US Doc In Race Row Lashes Out

News24.com (SA), Oct. 1

Durban — The American doctor involved in a race row at Stanger Hospital in KwaZulu-Natal said on Friday she fears for her life and will not return to the hospital when her suspension ends.

Paediatrician Kim Langley, 57, told Sapa she was still nursing her bruises after workers forcefully evicted her from the premises on Monday.

Langley, the hospital manager and the medical manager were suspended by the provincial health department this week pending the outcome of an investigation.

This comes after hospital staff submitted a memorandum of grievances to the department and embarked on two days of strike action.

It is alleged that Langley assaulted an electrocardiogram technician at the hospital, and used racist terms.

The striking workers also accused the hospital management of doing nothing about the matter.

But Langley insisted: “I will categorically deny the claims of racism and even take a lie detector test.”

‘K-word’

She said accusations that she used the “K-word” were false.

“I don’t even know what the K-word means. In fact in America they use the N-word and that gives me goosebumps.”

She said she was involved in the civil rights campaign in the US from the age of 14 and while at college in the 70s wrote an essay on South African history.

Langley said she had left a lucrative private practice in California to “help fight the Aids epidemic in South Africa”.

She said she and the electrocardiogram technician argued regularly because the technician would often barge into her consulting room while Langley was seeing patients.

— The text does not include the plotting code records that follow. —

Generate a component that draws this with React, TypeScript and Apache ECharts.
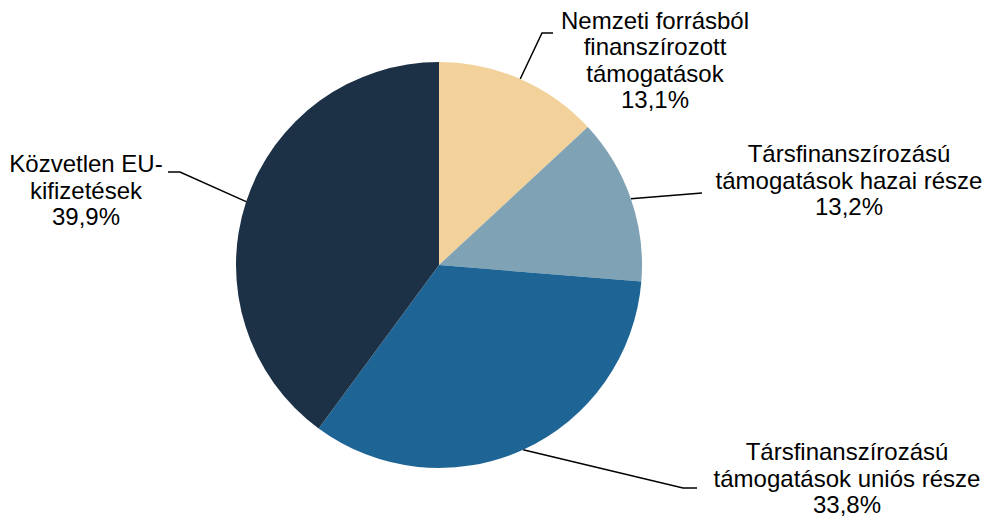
import React, { useEffect, useRef } from "react";
import * as echarts from "echarts";

const categories = [
  "Nemzeti forrásból\nfinanszírozott\ntámogatások",
  "Társfinanszírozású\ntámogatások hazai része",
  "Társfinanszírozású\ntámogatások uniós része",
  "Közvetlen EU-\nkifizetések",
];
const values = [13.1, 13.2, 33.8, 39.9];
const colors = ["#F2D29A", "#7FA2B4", "#1E6595", "#1C3145"];

// label layout: label centre and leader-line elbow points (pixels)
const labelCenters = [
  [655, 60],
  [849, 180],
  [847, 478],
  [86, 190],
];
const leaderPoints = [
  [[542, 33], [553, 33]],
  [[702, 193]],
  [[683, 488], [697, 488]],
  [[180, 172], [168, 172]],
];

export default function App() {
  const ref = useRef<HTMLDivElement>(null);
  useEffect(() => {
    document.body.style.margin = "0";
    const chart = echarts.init(ref.current!, null, { renderer: "svg" });
    chart.setOption({
      animation: false,
      backgroundColor: "#ffffff",
      series: [
        {
          type: "pie",
          center: [439, 265],
          radius: 203,
          startAngle: 90,
          clockwise: true,
          avoidLabelOverlap: false,
          data: categories.map((name, i) => ({
            name,
            value: values[i],
            itemStyle: { color: colors[i] },
          })),
          label: {
            show: true,
            position: "outside",
            overflow: "none",
            color: "#000000",
            fontFamily: "Liberation Sans, Arial, sans-serif",
            fontSize: 24,
            lineHeight: 26.5,
            align: "center",
            formatter: (p: any) =>
              p.name + "\n" + p.value.toFixed(1).replace(".", ",") + "%",
          },
          labelLine: {
            show: true,
            lineStyle: { color: "#000000", width: 1.5 },
          },
          labelLayout: (params: any) => {
            const i = params.dataIndex;
            const start =
              params.labelLinePoints && params.labelLinePoints[0]
                ? params.labelLinePoints[0]
                : [439, 265];
            return {
              x: labelCenters[i][0],
              y: labelCenters[i][1],
              align: "center",
              verticalAlign: "middle",
              labelLinePoints: [start, ...leaderPoints[i]],
            };
          },
          emphasis: { disabled: true },
        },
      ],
    });
    return () => chart.dispose();
  }, []);
  return <div ref={ref} style={{ width: 989, height: 518 }} />;
}
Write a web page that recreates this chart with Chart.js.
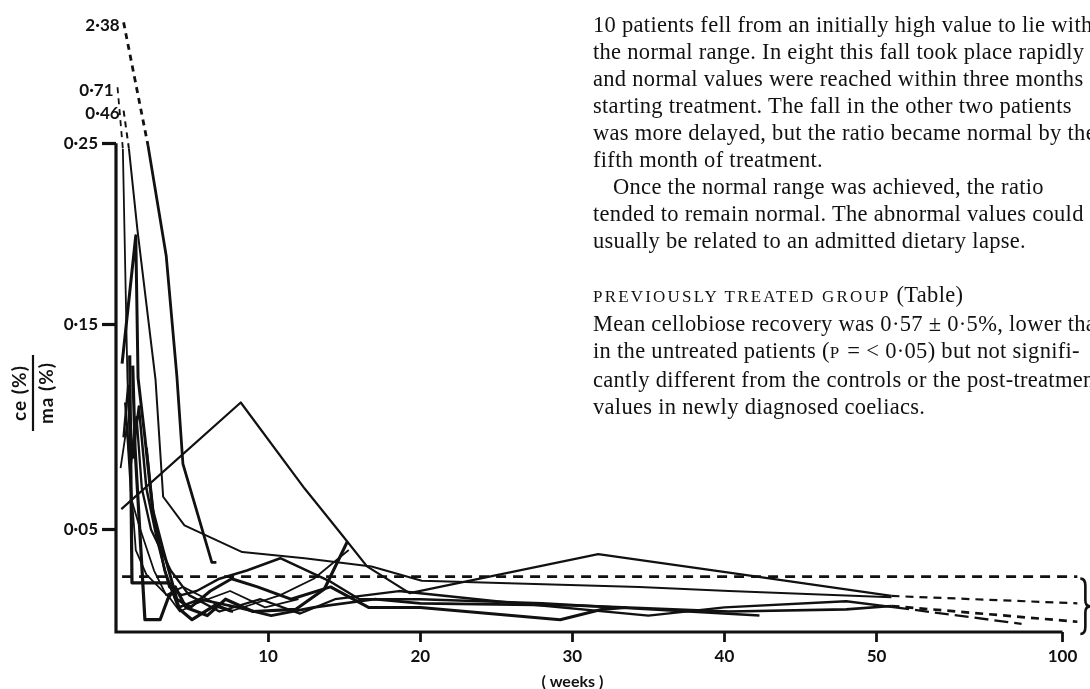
<!DOCTYPE html>
<html>
<head>
<meta charset="utf-8">
<script src="https://cdn.jsdelivr.net/npm/chart.js@4.4.1/dist/chart.umd.min.js"></script>
<style>
  html, body { margin: 0; padding: 0; background: #fff; }
  #wrap { position: relative; width: 1090px; height: 689px; overflow: hidden; }
  #chart { position: absolute; left: 0; top: 0; }
  #text {
    position: absolute; left: 593px; top: 11px;
    font-family: "Liberation Serif", "DejaVu Serif", serif;
    font-size: 22.5px; letter-spacing: 0.3px; line-height: 27px; color: #111;
    white-space: nowrap;
  }
  #text .indent { padding-left: 20px; }
  #text .sc { font-size: 17px; letter-spacing: 2.2px; }
  #text .gap { height: 27px; }
</style>
</head>
<body>
<div id="wrap">
  <canvas id="chart" width="1090" height="689"></canvas>
  <div id="text">
    <div>10 patients fell from an initially high value to lie within</div>
    <div>the normal range. In eight this fall took place rapidly</div>
    <div>and normal values were reached within three months of</div>
    <div>starting treatment. The fall in the other two patients</div>
    <div>was more delayed, but the ratio became normal by the</div>
    <div>fifth month of treatment.</div>
    <div class="indent">Once the normal range was achieved, the ratio</div>
    <div>tended to remain normal. The abnormal values could</div>
    <div>usually be related to an admitted dietary lapse.</div>
    <div class="gap"></div>
    <div><span class="sc">PREVIOUSLY TREATED GROUP</span> (Table)</div>
    <div>Mean cellobiose recovery was 0·57 ± 0·5%, lower than</div>
    <div>in the untreated patients (<span class="sc">P</span> = &lt; 0·05) but not signifi-</div>
    <div>cantly different from the controls or the post-treatment</div>
    <div>values in newly diagnosed coeliacs.</div>
  </div>
</div>
<script>
// cellobiose/mannitol ratio for each patient, as [week of treatment, ratio]
const patientA = [[0.5, 2.38], [2.1, 0.249], [3.3, 0.188], [4.0, 0.125], [4.4, 0.082], [6.3, 0.034], [6.6, 0.034]];
const patientB = [[0.5, 0.46], [0.85, 0.247], [1.4, 0.203], [2.6, 0.123], [3.1, 0.066], [4.5, 0.052], [8.3, 0.039], [12.4, 0.036], [16.8, 0.032], [20.1, 0.025], [34.4, 0.022], [40.3, 0.020], [54, 0.017]];
const patientC = [[0.1, 0.71], [0.45, 0.247], [0.75, 0.124], [1.0, 0.07], [1.3, 0.04], [2.0, 0.028], [3.6, 0.016], [4.2, 0.010], [5.3, 0.014], [7.5, 0.020], [9.8, 0.012], [12, 0.016]];
const patientD = [[0.9, 0.135], [1.05, 0.024], [3.5, 0.024], [4.2, 0.011], [5.0, 0.006], [6.5, 0.013], [7.7, 0.010]];
const patientE = [[1.1, 0.13], [1.25, 0.09], [1.9, 0.006], [2.9, 0.006], [3.4, 0.016], [3.9, 0.022], [4.6, 0.012], [6.0, 0.008], [7.2, 0.016], [9.0, 0.010], [11.8, 0.011], [13.7, 0.021], [15.2, 0.044]];
const patientF = [[0.4, 0.131], [1.3, 0.199], [1.45, 0.124], [1.9, 0.095], [2.4, 0.06], [3.1, 0.04], [4.0, 0.016], [4.9, 0.012], [6.2, 0.02], [7.6, 0.026], [9.3, 0.022], [11.5, 0.016], [14.1, 0.022], [16.6, 0.012], [20, 0.012], [29.2, 0.006], [31.9, 0.011], [33.5, 0.012]];
const patientG = [[0.35, 0.06], [8.2, 0.112], [12.4, 0.07], [14.9, 0.047], [16.5, 0.032], [19.3, 0.019], [31.7, 0.038], [40.3, 0.029], [54, 0.0176], [104, 0.014]];
const patientH = [[0.6, 0.112], [0.95, 0.08], [1.35, 0.105], [1.7, 0.07], [2.3, 0.05], [3.6, 0.03], [4.8, 0.018], [6.8, 0.01], [9.5, 0.016], [12.1, 0.009], [14.4, 0.016], [18.6, 0.02], [25, 0.015], [35, 0.008], [40, 0.012], [48, 0.015], [55, 0.012], [89, 0.004]];
const patientI = [[0.5, 0.095], [0.8, 0.12], [1.1, 0.085], [1.5, 0.11], [2.0, 0.07], [2.7, 0.045], [3.5, 0.022], [4.3, 0.018], [5.3, 0.02], [6.8, 0.026], [8.6, 0.03], [10.8, 0.036], [14.0, 0.025], [16.0, 0.016], [20.0, 0.016], [28, 0.014], [42.3, 0.008]];
const patientJ = [[0.3, 0.08], [0.7, 0.10], [1.0, 0.065], [1.6, 0.05], [2.5, 0.03], [3.3, 0.018], [4.4, 0.022], [6.0, 0.016], [7.5, 0.010], [10.8, 0.018], [13, 0.026], [15.3, 0.040]];
const patientK = [[2.0, 0.09], [2.5, 0.055], [3.2, 0.03], [4.1, 0.012], [5.5, 0.016], [8.0, 0.012], [10.2, 0.008], [13, 0.012], [17, 0.016], [20, 0.014], [30, 0.013], [40.3, 0.010], [48, 0.011], [54, 0.0127], [104, 0.005]];

// upper limit of the normal range
const normalUpper = [[0.4, 0.027], [104, 0.027]];

const weekTicks = [10, 20, 30, 40, 50, 100];
const ratioTicks = [0.05, 0.15, 0.25];

// the week axis is compressed after 50 weeks, the ratio axis above 0.15,
// and values beyond 0.25 go into a log-scaled break at the top
function weekPos(w) {
  return w <= 50 ? w : 50 + (w - 50) * 0.2444;
}
function ratioPos(v) {
  if (v <= 0.15) return v;
  if (v <= 0.25) return 0.15 + (v - 0.15) * 0.885;
  return 0.2385 + 0.0603 * Math.log10(v / 0.25);
}
function dotted(n) {
  return n.toFixed(2).replace('.', '·');
}

const series = [
  { data: patientA, width: 2.8 },
  { data: patientB, width: 2 },
  { data: patientC, width: 1.8 },
  { data: patientD, width: 3.2 },
  { data: patientE, width: 3.2 },
  { data: patientF, width: 3 },
  { data: patientG, width: 2.2, tail: [8, 6] },
  { data: patientH, width: 2.3, tail: [14, 6] },
  { data: patientI, width: 2.5 },
  { data: patientJ, width: 1.8 },
  { data: patientK, width: 2.7, tail: [8, 6] }
];

const ink = '#111';

const datasets = series.map(s => {
  const n = s.data.length;
  const offScale = s.data[0][1] > 0.25;
  return {
    data: s.data.map(([w, v]) => ({ x: weekPos(w), y: ratioPos(v) })),
    showLine: true,
    borderColor: ink,
    borderWidth: s.width,
    pointRadius: 0,
    borderJoinStyle: 'round',
    offScaleValue: offScale ? s.data[0][1] : null,
    segment: {
      borderDash: ctx => {
        if (offScale && ctx.p0DataIndex === 0) return [6, 5];
        if (s.tail && ctx.p1DataIndex === n - 1) return s.tail;
        return undefined;
      }
    }
  };
});

datasets.push({
  data: normalUpper.map(([w, v]) => ({ x: weekPos(w), y: ratioPos(v) })),
  showLine: true,
  borderColor: ink,
  borderWidth: 2.8,
  borderDash: [10, 7],
  pointRadius: 0
});

const tickFont = { family: 'Lato', size: 17, weight: 'bold' };

// axis lines, off-scale labels, axis titles and the normal-range brace
const extras = {
  id: 'extras',
  afterDraw(chart) {
    const { ctx, scales: { x, y } } = chart;
    const x0 = x.getPixelForValue(0);
    const y0 = y.getPixelForValue(0);
    ctx.save();
    ctx.strokeStyle = ink;
    ctx.fillStyle = ink;

    ctx.lineWidth = 3.2;
    ctx.beginPath();
    ctx.moveTo(x0, y.getPixelForValue(ratioPos(0.25)));
    ctx.lineTo(x0, y0);
    ctx.lineTo(x.getPixelForValue(weekPos(100)), y0);
    ctx.stroke();

    // values above the top of the scale are written beside their line
    ctx.font = 'bold 17px Lato';
    ctx.textAlign = 'right';
    ctx.textBaseline = 'middle';
    chart.data.datasets.forEach((ds, i) => {
      if (!ds.offScaleValue) return;
      const p = chart.getDatasetMeta(i).data[0];
      ctx.fillText(dotted(ds.offScaleValue), p.x - 4, p.y + 3);
    });

    // normal range brace at the right end
    const bx = x.getPixelForValue(weekPos(104)) + 3;
    const top = y.getPixelForValue(normalUpper[1][1]) + 2;
    const bot = y0 + 2;
    const mid = (top + bot) / 2;
    ctx.lineWidth = 2.6;
    ctx.beginPath();
    ctx.moveTo(bx, top);
    ctx.quadraticCurveTo(bx + 5, top, bx + 5, top + 7);
    ctx.lineTo(bx + 5, mid - 6);
    ctx.quadraticCurveTo(bx + 5, mid, bx + 10, mid);
    ctx.quadraticCurveTo(bx + 5, mid, bx + 5, mid + 6);
    ctx.lineTo(bx + 5, bot - 7);
    ctx.quadraticCurveTo(bx + 5, bot, bx, bot);
    ctx.stroke();

    // x title
    ctx.textAlign = 'center';
    ctx.textBaseline = 'middle';
    ctx.font = 'bold 16px Lato';
    ctx.fillText('( weeks )', x.getPixelForValue(30), 682);

    // y title as a fraction, turned on its side
    ctx.translate(33, 393);
    ctx.rotate(-Math.PI / 2);
    ctx.font = 'bold 19px Lato';
    ctx.letterSpacing = '1px';
    ctx.textBaseline = 'bottom';
    ctx.fillText('ce (%)', 0, -4);
    ctx.textBaseline = 'top';
    ctx.fillText('ma (%)', 0, 4);
    ctx.lineWidth = 2.2;
    ctx.beginPath();
    ctx.moveTo(-38, 0);
    ctx.lineTo(38, 0);
    ctx.stroke();
    ctx.restore();
  }
};

new Chart(document.getElementById('chart'), {
  type: 'scatter',
  data: { datasets: datasets },
  options: {
    responsive: false,
    animation: false,
    layout: { padding: { top: 14, right: 5, left: 0, bottom: 0 } },
    plugins: { legend: { display: false }, tooltip: { enabled: false } },
    scales: {
      x: {
        type: 'linear',
        min: 0,
        max: 63.7,
        afterBuildTicks: s => { s.ticks = weekTicks.map(w => ({ value: weekPos(w) })); },
        afterFit: s => { s.height = 57; },
        ticks: {
          autoSkip: false,
          maxRotation: 0,
          padding: 4,
          color: ink,
          font: tickFont,
          callback: (val, i) => String(weekTicks[i])
        },
        grid: { drawOnChartArea: false, tickLength: 10, tickWidth: 2.8, tickColor: ink },
        border: { display: false }
      },
      y: {
        type: 'linear',
        min: 0,
        max: 0.3015,
        afterBuildTicks: s => { s.ticks = ratioTicks.map(v => ({ value: ratioPos(v) })); },
        afterFit: s => { s.width = 116; },
        ticks: {
          padding: 4,
          color: ink,
          font: tickFont,
          callback: (val, i) => dotted(ratioTicks[i])
        },
        grid: { drawOnChartArea: false, tickLength: 14, tickWidth: 3.2, tickColor: ink },
        border: { display: false }
      }
    }
  },
  plugins: [extras]
});
</script>
</body>
</html>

At one stage, Langley alleged, the technician, after being asked to leave the consulting room, shouted “all whites are alike” and “go back to America we don’t need you”.

Thrown out

Langley said she was so scared she wrote to the hospital manager and personnel manager telling them she feared for her safety.

Describing her “eviction” from hospital grounds, Langley alleged four “large men grabbed me and dragged me out of the ward”.

“They lifted up my skirt, lifted up my t-shirt and pulled off my doctor’s coat.”

She said with everyone else watching, she was dragged outside where security personnel opened the hospital gate and she was thrown out.

“No one came to help me not even the hospital security or a doctor in my department who stopped to ask what was happening.

“What a waste in a country where there are not enough doctors.

“I left my family and friends behind in America and only earn a tenth of my previous salary.

“My daughter fears for my life. I fear for my life. I came here to help these people. I have done nothing but good,” she said.

The provincial health department was not immediately available for comment.